PROBLEM TO SOLVE:
From the entries below, print exactly the span beginning with the line holding "Convert this chart to seaborn" and ending with the line holding "the two groups", endpoints included, and skip any pictures.

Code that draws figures

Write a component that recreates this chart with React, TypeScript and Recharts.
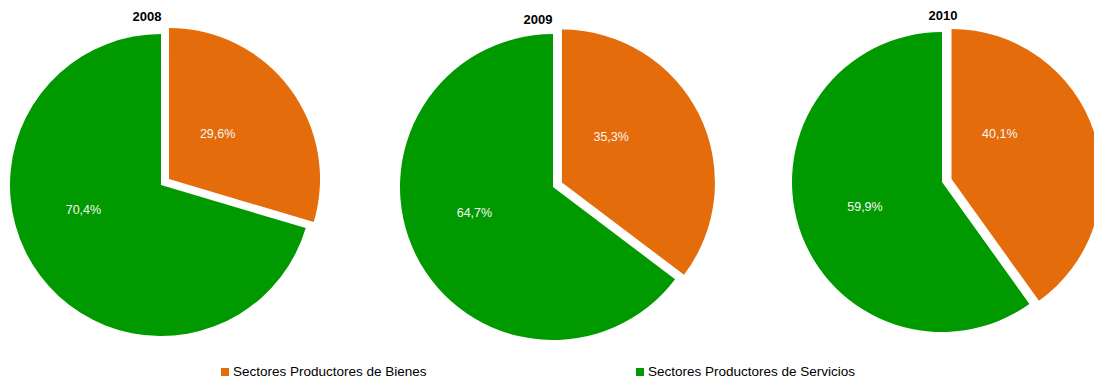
import React from "react";
import { PieChart, Pie, Cell, Legend } from "recharts";

// datos
const years = ["2008", "2009", "2010"];
const categories = ["Sectores Productores de Bienes", "Sectores Productores de Servicios"];
const bienes = [29.6, 35.3, 40.1];
const servicios = [70.4, 64.7, 59.9];

const colors = ["#E46C0A", "#009900"];
const FONT = "'Liberation Sans', Arial, sans-serif";

// layout of each pie (centre, radius, title)
const pies = [
  { cx: 161, cy: 185, r: 151, titleX: 147, titleY: 21 },
  { cx: 553, cy: 187, r: 153, titleX: 538, titleY: 24 },
  { cx: 942, cy: 182, r: 150, titleX: 943, titleY: 20 },
];
const EXPLODE = 10;
// where excel ends up placing the data labels (clockwise from top, fraction of radius)
const LABEL_ANGLE = [47, 252];
const LABEL_DIST = [0.44, 0.54];

const fmt = (v: number) => v.toFixed(1).replace(".", ",") + "%";

const makeLabel = (only: number) => (props: any) => {
  const { cx, cy, outerRadius, index, value } = props;
  if (index !== only) return null;
  const a = (LABEL_ANGLE[index] * Math.PI) / 180;
  const d = outerRadius * LABEL_DIST[index];
  return (
    <text
      x={cx + d * Math.sin(a)}
      y={cy - d * Math.cos(a)}
      fill="#F7F7F7"
      fontSize={12.5}
      fontFamily={FONT}
      textAnchor="middle"
      dominantBaseline="central"
    >
      {fmt(value)}
    </text>
  );
};

const LegendContent = () => (
  <div style={{ position: "relative", height: 18, fontFamily: FONT, fontSize: 13.5, lineHeight: "18px", color: "#000" }}>
    {categories.map((c, i) => (
      <div
        key={c}
        style={{ position: "absolute", left: i === 0 ? 221 : 636, top: 0, display: "flex", alignItems: "center", whiteSpace: "nowrap" }}
      >
        <span style={{ display: "inline-block", width: 8, height: 8, background: colors[i], marginRight: 4 }} />
        <span>{c}</span>
      </div>
    ))}
  </div>
);

export default function App() {
  return (
    <div style={{ position: "absolute", left: 0, top: 0, width: 1094, height: 381, background: "#fff" }}>
      <PieChart width={1094} height={381} margin={{ top: 0, right: 0, bottom: 0, left: 0 }}>
        {years.map((y, i) => {
          const p = pies[i];
          const data = [
            { name: categories[0], value: bienes[i] },
            { name: categories[1], value: servicios[i] },
          ];
          const share = bienes[i] / (bienes[i] + servicios[i]);
          const mid = share * Math.PI; // mid angle of the orange slice, clockwise from top
          const ex = p.cx + EXPLODE * Math.sin(mid);
          const ey = p.cy - EXPLODE * Math.cos(mid);
          return [
            <Pie
              key={y + "-s"}
              data={data}
              dataKey="value"
              cx={p.cx}
              cy={p.cy}
              outerRadius={p.r}
              startAngle={90}
              endAngle={-270}
              stroke="none"
              isAnimationActive={false}
              labelLine={false}
              label={makeLabel(1)}
            >
              <Cell fill="none" />
              <Cell fill={colors[1]} />
            </Pie>,
            <Pie
              key={y + "-b"}
              data={data}
              dataKey="value"
              cx={ex}
              cy={ey}
              outerRadius={p.r}
              startAngle={90}
              endAngle={-270}
              stroke="none"
              isAnimationActive={false}
              labelLine={false}
              label={makeLabel(0)}
            >
              <Cell fill={colors[0]} />
              <Cell fill="none" />
            </Pie>,
          ];
        })}
        {years.map((y, i) => (
          <text
            key={"t" + y}
            x={pies[i].titleX}
            y={pies[i].titleY}
            textAnchor="middle"
            fontFamily={FONT}
            fontSize={13}
            fontWeight="bold"
            fill="#000"
          >
            {y}
          </text>
        ))}
        <Legend content={<LegendContent />} wrapperStyle={{ left: 0, top: 363, bottom: "auto", width: 1094, height: 18 }} />
      </PieChart>
    </div>
  );
}
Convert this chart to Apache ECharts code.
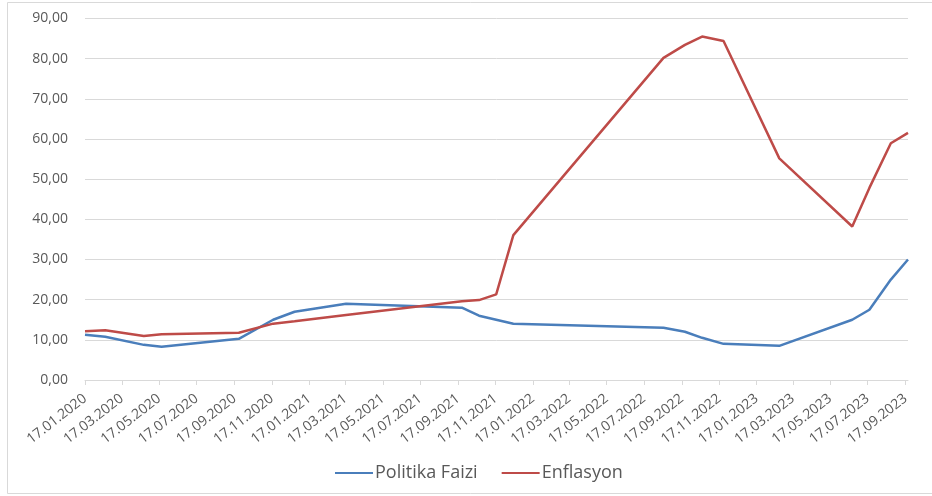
<!DOCTYPE html>
<html>
<head>
<meta charset="utf-8">
<script src="https://cdn.jsdelivr.net/npm/echarts@6/dist/echarts.min.js"></script>
<style>
  html, body { margin: 0; padding: 0; background: #ffffff; }
  #chart { width: 932px; height: 496px; }
</style>
</head>
<body>
<div id="chart"></div>
<script>
// Decision dates of the policy rate; inflation is sampled on the same dates
const dates = [
  '2020-01-17', '2020-02-19', '2020-04-22', '2020-05-21', '2020-09-24',
  '2020-11-19', '2020-12-24', '2021-03-18', '2021-09-23', '2021-10-21',
  '2021-11-18', '2021-12-16', '2022-08-18', '2022-09-22', '2022-10-20',
  '2022-11-24', '2023-02-23', '2023-06-22', '2023-07-20', '2023-08-24',
  '2023-09-21'
];
const politikaFaizi = [
  11.25, 10.75, 8.75, 8.25, 10.25,
  15.00, 17.00, 19.00, 18.00, 16.00,
  15.00, 14.00, 13.00, 12.00, 10.50,
  9.00, 8.50, 15.00, 17.50, 25.00,
  30.00
];
const enflasyon = [
  12.15, 12.37, 10.94, 11.39, 11.75,
  14.03, 14.60, 16.19, 19.58, 19.89,
  21.31, 36.08, 80.21, 83.45, 85.51,
  84.39, 55.18, 38.21, 47.83, 58.94,
  61.53
];
// Axis labels: the 17th of every second month
const tickLabels = [
  '17.01.2020', '17.03.2020', '17.05.2020', '17.07.2020', '17.09.2020', '17.11.2020',
  '17.01.2021', '17.03.2021', '17.05.2021', '17.07.2021', '17.09.2021', '17.11.2021',
  '17.01.2022', '17.03.2022', '17.05.2022', '17.07.2022', '17.09.2022', '17.11.2022',
  '17.01.2023', '17.03.2023', '17.05.2023', '17.07.2023', '17.09.2023'
];
const seriesNames = ['Politika Faizi', 'Enflasyon'];

// Dates are held as whole day numbers (UTC) so the axis is a plain numeric scale
const DAY = 86400000;
function parseDay(s) {
  const p = s.split('-').map(Number);
  return Math.round(Date.UTC(p[0], p[1] - 1, p[2]) / DAY);
}
function parseLabel(s) {
  const p = s.split('.').map(Number);
  return Math.round(Date.UTC(p[2], p[1] - 1, p[0]) / DAY);
}
function pad(n) { return (n < 10 ? '0' : '') + n; }
function fmtDay(v) {
  const d = new Date(Math.round(v) * DAY);
  return pad(d.getUTCDate()) + '.' + pad(d.getUTCMonth() + 1) + '.' + d.getUTCFullYear();
}

const tickValues = tickLabels.map(parseLabel);
const xs = dates.map(parseDay);
const FONT = 'Open Sans';
const GREY = '#595959';

const chart = echarts.init(document.getElementById('chart'), null, { renderer: 'canvas' });
chart.setOption({
  animation: false,
  backgroundColor: '#ffffff',
  textStyle: { fontFamily: FONT },
  grid: { left: 85, right: 24, top: 18.5, bottom: 116, containLabel: false },
  graphic: [{
    type: 'rect',
    shape: { x: 7.5, y: 2.5, width: 940, height: 491 },
    style: { fill: 'none', stroke: '#d9d9d9', lineWidth: 1 },
    silent: true
  }],
  legend: {
    left: 330,
    top: 459,
    itemGap: 24,
    itemWidth: 38,
    itemHeight: 2,
    icon: 'rect',
    textStyle: { fontFamily: FONT, fontSize: 18, color: GREY, padding: [0, 0, 0, -3] },
    data: seriesNames
  },
  xAxis: {
    type: 'value',
    min: tickValues[0],
    max: xs[xs.length - 1],
    splitLine: { show: false },
    axisLine: { show: true, onZero: false, lineStyle: { color: '#d9d9d9', width: 1 } },
    axisTick: { show: true, length: 5, customValues: tickValues, lineStyle: { color: '#d9d9d9' } },
    axisLabel: {
      customValues: tickValues,
      rotate: 38,
      margin: 17,
      fontFamily: FONT,
      fontSize: 14,
      color: GREY,
      formatter: function (v) { return fmtDay(v); }
    }
  },
  yAxis: {
    type: 'value',
    min: 0,
    max: 90,
    interval: 10,
    axisLine: { show: false },
    axisTick: { show: false },
    splitLine: { lineStyle: { color: '#d9d9d9', width: 1 } },
    axisLabel: {
      margin: 17,
      fontFamily: FONT,
      fontSize: 14,
      color: GREY,
      formatter: function (v) { return v.toFixed(2).replace('.', ','); }
    }
  },
  series: [
    {
      name: seriesNames[0],
      type: 'line',
      data: xs.map((x, i) => [x, politikaFaizi[i]]),
      showSymbol: false,
      symbol: 'none',
      lineStyle: { color: '#4a7ebb', width: 2.5 },
      itemStyle: { color: '#4a7ebb' }
    },
    {
      name: seriesNames[1],
      type: 'line',
      data: xs.map((x, i) => [x, enflasyon[i]]),
      showSymbol: false,
      symbol: 'none',
      lineStyle: { color: '#be4b48', width: 2.5 },
      itemStyle: { color: '#be4b48' }
    }
  ]
});
</script>
</body>
</html>
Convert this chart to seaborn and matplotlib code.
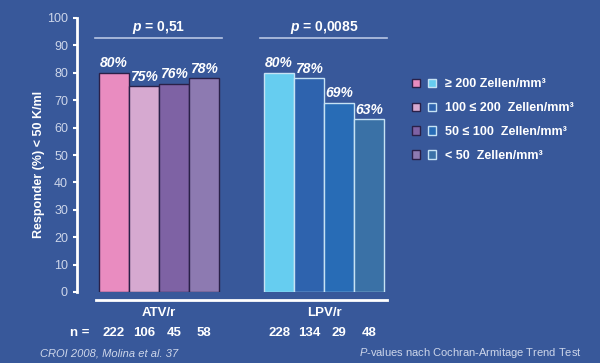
#!/usr/bin/env python3

import pandas as pd
import seaborn as sns
import matplotlib.pyplot as plt
from matplotlib.patches import Patch
from matplotlib.legend_handler import HandlerTuple

BG = "#38589a"
FG = "white"
TICK = "#cdd6ea"

groups = ["ATV/r", "LPV/r"]
strata = ["≥ 200 Zellen/mm³", "100 ≤ 200  Zellen/mm³", "50 ≤ 100  Zellen/mm³", "< 50  Zellen/mm³"]
atv_values = [80, 75, 76, 78]
lpv_values = [80, 78, 69, 63]
atv_n = [222, 106, 45, 58]
lpv_n = [228, 134, 29, 48]
p_values = ["0,51", "0,0085"]

atv_colors = ["#e98cc0", "#d6a9d0", "#7e62a4", "#8d7ab1"]
lpv_colors = ["#66cdf0", "#2e63ae", "#286cb6", "#3a71a6"]
atv_edge = "#2a2048"
lpv_edge = "#c6e2f4"

GAP = 5.5  # distance between first bars of the two groups

rows = []
for g, (vals, ns) in enumerate([(atv_values, atv_n), (lpv_values, lpv_n)]):
    for i, (v, n) in enumerate(zip(vals, ns)):
        rows.append({"group": groups[g], "stratum": strata[i], "pos": g * GAP + i, "value": v, "n": n})
df = pd.DataFrame(rows)

plt.rcParams["font.family"] = ["Liberation Sans", "DejaVu Sans"]
plt.rcParams["mathtext.fontset"] = "custom"
plt.rcParams["mathtext.it"] = "Liberation Sans:italic"
plt.rcParams["mathtext.bfit"] = "Liberation Sans:italic:bold"
plt.rcParams["mathtext.bf"] = "Liberation Sans:bold"

fig = plt.figure(figsize=(6, 3.63), dpi=100, facecolor=BG)
ax = fig.add_axes([77 / 600, 71 / 363, 323 / 600, 274 / 363])
ax.set_facecolor(BG)

colors = atv_colors + lpv_colors
sns.barplot(df, x="pos", y="value", native_scale=True, width=1.0, ax=ax,
            hue="pos", palette=colors, legend=False, saturation=1)
for k, bar in enumerate(ax.patches):
    bar.set_edgecolor(atv_edge if k < 4 else lpv_edge)
    bar.set_linewidth(1.0)

ax.set_xlim(-1.233, 9.533)
ax.set_ylim(0, 100)
ax.set_yticks(range(0, 101, 10))
ax.tick_params(axis="y", colors=FG, labelcolor=TICK, labelsize=9, length=3, width=1.5)
ax.set_xticks([])
for s in ["top", "right", "bottom"]:
    ax.spines[s].set_visible(False)
ax.spines["left"].set_color(FG)
ax.spines["left"].set_linewidth(2)
ax.set_xlabel("")
ax.set_ylabel("Responder (%) < 50 K/ml", color=FG, fontsize=9, fontweight="bold")
ax.yaxis.set_label_coords(-0.1, 0.467)

# value labels
for _, r in df.iterrows():
    ax.text(r["pos"], r["value"] + 1, f"{r['value']}%", ha="center", va="bottom",
            color=FG, fontsize=10, fontweight="bold", fontstyle="italic")

# bottom baseline, group labels, n row
ax.plot([-0.6, 9.1], [-2.9, -2.9], color=FG, lw=2, clip_on=False)
for g, name in enumerate(groups):
    center = g * GAP + 1.5
    ax.text(center, -7.8, name, ha="center", va="center", color=FG, fontsize=9.5, fontweight="bold")
    ax.plot([g * GAP - 0.63, g * GAP + 3.6], [92.7, 92.7], color="#b8c6e4", lw=1.2, clip_on=False)
    ax.text(center, 96.6, "$\\mathbfit{p}$ = " + p_values[g], ha="center", va="center",
            color=FG, fontsize=10, fontweight="bold")
for _, r in df.iterrows():
    ax.text(r["pos"], -14.8, str(r["n"]), ha="center", va="center", color=FG, fontsize=9.5, fontweight="bold")
ax.text(-1.15, -14.8, "n =", ha="center", va="center", color=FG, fontsize=9.5, fontweight="bold")

# legend: paired squares
handles = []
for i in range(4):
    handles.append((Patch(facecolor=atv_colors[i], edgecolor=atv_edge),
                    Patch(facecolor=lpv_colors[i], edgecolor=lpv_edge)))
leg = fig.legend(handles, strata, handler_map={tuple: HandlerTuple(ndivide=None, pad=0.6)},
                 loc="upper left", bbox_to_anchor=(401 / 600, 1 - 67 / 363), frameon=False,
                 handlelength=1.9, handleheight=0.65, labelspacing=0.95, handletextpad=0.7,
                 prop={"size": 9, "weight": "bold"})
for t in leg.get_texts():
    t.set_color(FG)

fig.text(40 / 600, 1 - 353 / 363, "CROI 2008, Molina et al. 37", color=TICK, fontsize=8,
         fontstyle="italic", va="center", ha="left")
fig.text(582 / 600, 1 - 353 / 363, "$\\it{P}$-values nach Cochran-Armitage Trend Test", color=TICK,
         fontsize=8, va="center", ha="right")

fig.savefig("out.png", dpi=100, facecolor=BG)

SOLUTION TO THE EXERCISE:
Convert this chart to seaborn and matplotlib code.
#!/usr/bin/env python3

import pandas as pd
import seaborn as sns
import matplotlib.pyplot as plt
from matplotlib.patches import Patch
from matplotlib.legend_handler import HandlerTuple

BG = "#38589a"
FG = "white"
TICK = "#cdd6ea"

groups = ["ATV/r", "LPV/r"]
strata = ["≥ 200 Zellen/mm³", "100 ≤ 200  Zellen/mm³", "50 ≤ 100  Zellen/mm³", "< 50  Zellen/mm³"]
atv_values = [80, 75, 76, 78]
lpv_values = [80, 78, 69, 63]
atv_n = [222, 106, 45, 58]
lpv_n = [228, 134, 29, 48]
p_values = ["0,51", "0,0085"]

atv_colors = ["#e98cc0", "#d6a9d0", "#7e62a4", "#8d7ab1"]
lpv_colors = ["#66cdf0", "#2e63ae", "#286cb6", "#3a71a6"]
atv_edge = "#2a2048"
lpv_edge = "#c6e2f4"

GAP = 5.5  # distance between first bars of the two groups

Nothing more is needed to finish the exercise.